La mentira, ese veneno invisible que se cuela entre nuestras palabras y gestos, ha echado raíces profundas en la sociedad actual. Se ha convertido en algo tan común que distorsiona nuestra percepción de la realidad y poco a poco va desgastando la confianza, esa base que debería sostener nuestras relaciones y el funcionamiento de la sociedad.

Cuando la mentira se vuelve tan habitual, perdemos más que la capacidad de distinguir entre lo real y lo ficticio; también perdemos la brújula moral que nos dice qué es correcto y qué no. La historia está llena de ejemplos que nos muestran lo peligroso que es cuando la mentira se institucionaliza. Basta recordar las propagandas de los regímenes totalitarios del siglo XX, que moldeaban la realidad a su antojo, o las fake news que inundan las redes sociales hoy, debilitando los pilares de la democracia y arrebatando la autonomía a los ciudadanos.

El filósofo Jean-Paul Sartre, en su obra “El Ser y la Nada”, hablaba del autoengaño como una forma de mala fe: una manera de engañarnos a nosotros mismos para evitar enfrentar la angustia de la verdad.

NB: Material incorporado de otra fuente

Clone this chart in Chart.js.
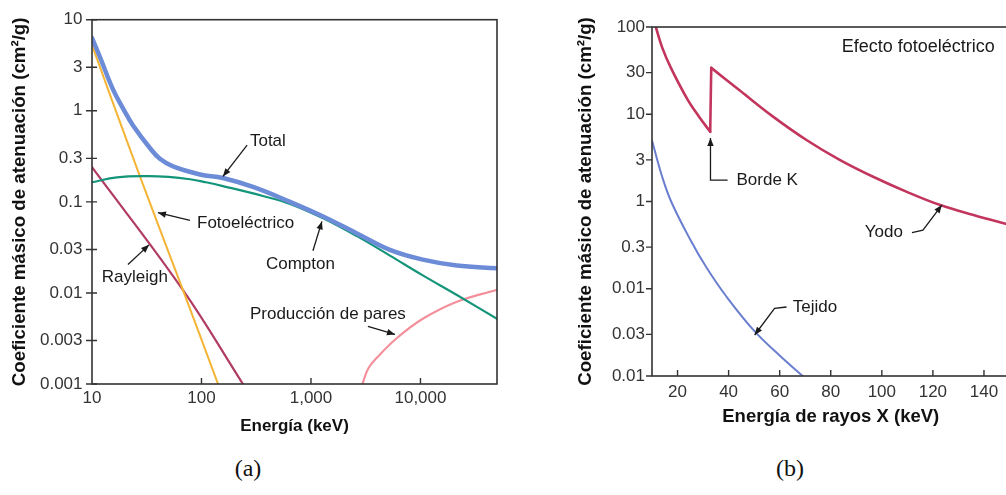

Si aplicamos esta idea al plano social, podemos ver cómo la mentira constante le permite a la sociedad evadir su propia decadencia moral. Esta evasión de la verdad crea el espacio perfecto para que las dinámicas de poder se descontrolen, dejando la ética en un rincón oscuro, olvidada y sin importancia.

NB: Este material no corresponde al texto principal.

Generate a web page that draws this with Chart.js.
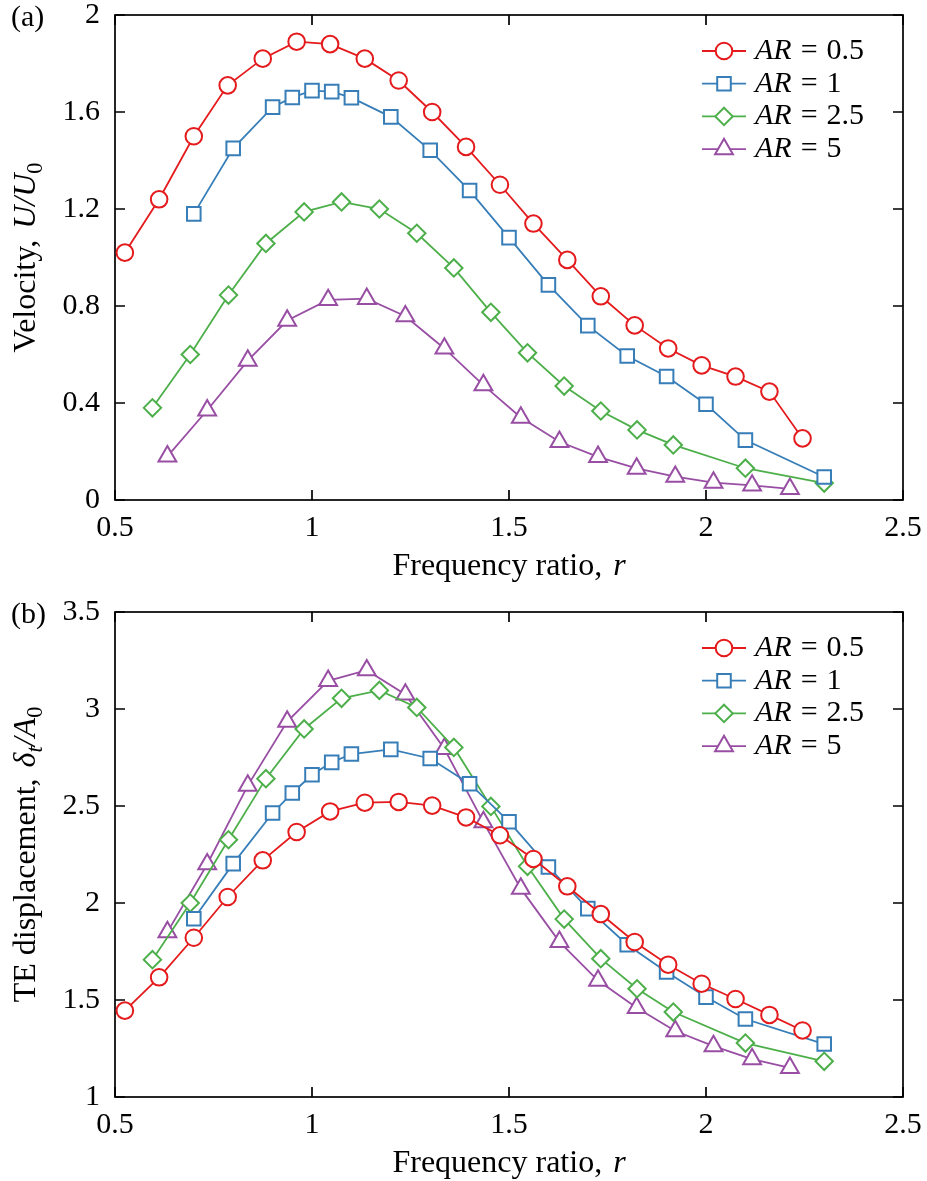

Hoy en día, la mentira ha evolucionado y ha encontrado nuevas maneras de instalarse gracias a la tecnología. Las cámaras y micrófonos ocultos, los algoritmos que rastrean nuestros gustos y los perfiles falsos en redes sociales son herramientas que, en las manos equivocadas, convierten la mentira en una red tan invisible como peligrosa. De esta manera, se hace aún más difícil diferenciar lo real de lo ficticio, dejándonos a merced de quienes saben manipular las narrativas para su propio beneficio.

El chisme, primo hermano de la mentira, es otra forma de veneno que se esparce con facilidad en la sociedad. A diferencia de la mentira directa, el chisme se disfraza de verdad a medias, de información incompleta o tergiversada que pasa de boca en boca. En apariencia, puede parecer inofensivo, un simple intercambio de palabras casuales, pero su impacto puede ser devastador.

Destroza reputaciones, crea divisiones y envenena las relaciones personales y laborales. Además, el chisme, al igual que la mentira, alimenta una cultura de desconfianza y superficialidad, donde lo que importa no es tanto lo que es verdad, sino lo que suena interesante o genera controversia. Este hábito colectivo de difundir rumores y comentarios malintencionados es otro reflejo de la erosión moral que enfrenta la sociedad actual, donde el daño al otro se justifica bajo la excusa de “solo repetir lo que se escuchó”.

La normalización de la mentira no solo afecta nuestra autonomía como individuos, sino que también crea un ambiente donde la falta de ética permite que el poder se ejerza sin control alguno. Cuando una sociedad acepta la mentira como parte de su día a día, renuncia a la capacidad de reflexionar y criticarse a sí misma. Sin esta capacidad, la democracia se vuelve una farsa, una simple sombra de lo que debería ser, donde el poder se ejerce sin responsabilidad ni límites éticos.

Lo preocupante es que esta tendencia no solo erosiona la confianza en las instituciones democráticas, sino que también normaliza la mentira en todos los niveles de la sociedad. La política se convierte en un espectáculo donde la verdad es relativa, y el poder se sostiene sobre promesas vacías y declaraciones que no se basan en hechos. Esto lleva a una sociedad profundamente dividida, donde las mentiras refuerzan las creencias preexistentes y cierran cualquier espacio para el diálogo o la reflexión crítica. Así, tanto desde la derecha como desde la izquierda, los mitómanos en el poder representan un peligro inminente para la cohesión social y la salud democrática, porque cuando los líderes mienten sin consecuencias, la verdad se vuelve irrelevante para todos.